Trianon, una ferita ancora aperta

Il trattato del Trianon, nonostante sia stato firmato quasi cento anni fa, in Ungheria è ancora oggi un argomento spinoso. Questo prese il nome dalle due grandi ville vicine a Versailles, Petit Trianon e Grand Trianon, nelle quali il 4 giugno 1920 si concluse l’accordo. Con esso le potenze alleate posero fine all’impero austro-ungarico, che era stato sconfitto nella Grande Guerra, e ridisegnarono la geografia del Regno d’Ungheria.
Di fatto dopo questa data, la superficie dell’Ungheria venne ridotta da 283 mila km quadrati a 91 mila, e perse intere regioni dell’est Europa abitate per lo più comunità magiare. Tra le più importanti vi furono la Rutenia, la Croazia, il Banato e la Transilvania. In particolare quest’ultima è tuttora oggetto di contesa con la Romania, il paese che la governa legittimamente. La questione è più complicata di quello che sembra, perché all’interno dei confini rumeni vivono un milione e mezzo di ungheresi, la minoranza etnica più grande d’Europa, senza contare gli altri sparsi negli stati adiacenti.

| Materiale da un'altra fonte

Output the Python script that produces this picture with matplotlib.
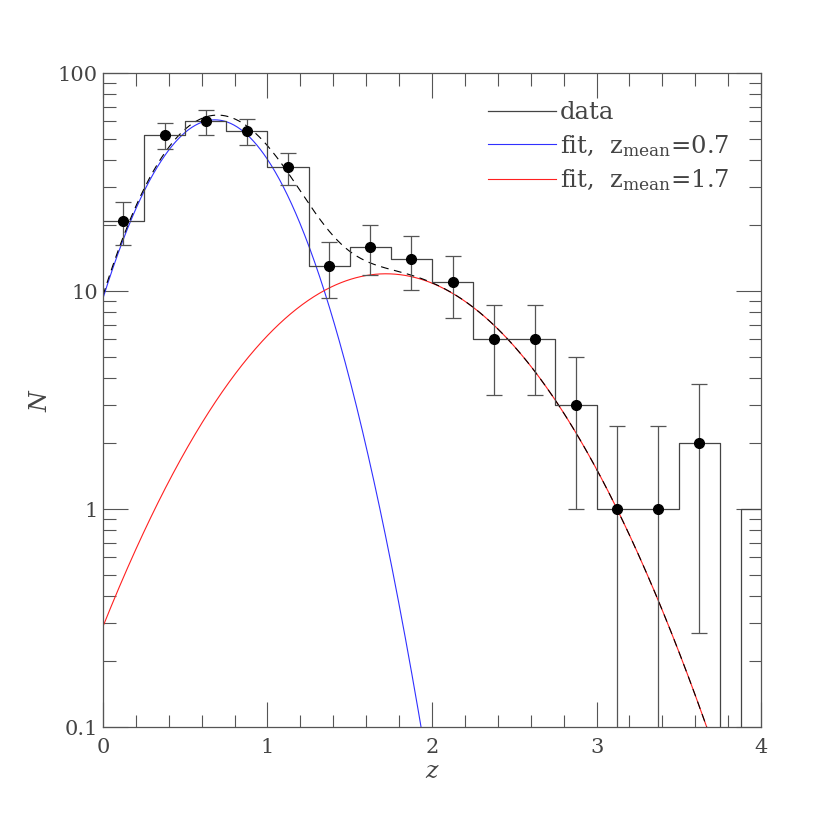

La decisione degli alleati di disegnare il confine in questo modo fu da subito contestato dalla delegazione ungherese, che fornì ragioni storiche, economiche ed etnografiche. In particolare dal punto di vista produttivo, nel corso dei secoli in quell’area si era costituito un ciclo virtuoso che aveva portato sviluppo anche nelle zone più remote. Così facendo si sarebbe rotta quell’unità economica della quale tutti i popoli coinvolti avevano beneficiato. Tuttavia l’Ungheria si presentava al tavolo dei trattati come una potenza sconfitta, e inoltre Jugoslavia, Cecoslovacchia e, naturalmente, Romania rigettarono in blocco le ragioni dei delegati magiari. Così nacque la repubblica d’Ungheria, dalla quale rimasero tagliati fuori 3 milioni di abitanti.

Il problema va contestualizzato nell’ambito della storia del popolo magiaro. Da sempre racchiuso all’interno dell’impero asburgico, una volta affrancatosi fu costretto al lasciare buona parte della sua popolazione fuori dallo stato nazionale. Per questo motivo molto spesso si parla di “nazione ungherese” differenziandola dallo stato vero e proprio.

Attualmente il controverso presidente Viktor Orbán sembra aver nuovamente puntato i riflettori su questa vicenda irrisolta. È stata sua l’idea di istituire il 4 giugno il “giorno di coesione nazionale”, per ricordare l’ingiustizia di Trianon. Certamente a quasi un secolo da quella data, con l’avvento dell’Unione Europea e del trattato di Shengen, ricordare tale evento può essere considerato anacronistico. Tuttavia gli ungheresi sono da sempre molto legati alle loro origini, e soprattutto vi è una storica inimicizia con la Romania, che rende la questione assai più scottante di quanto non dovrebbe essere. Se poi si pensa che i destini dell’UE, e soprattutto di Shengen, sono appesi a un filo, si ha il quadro completo.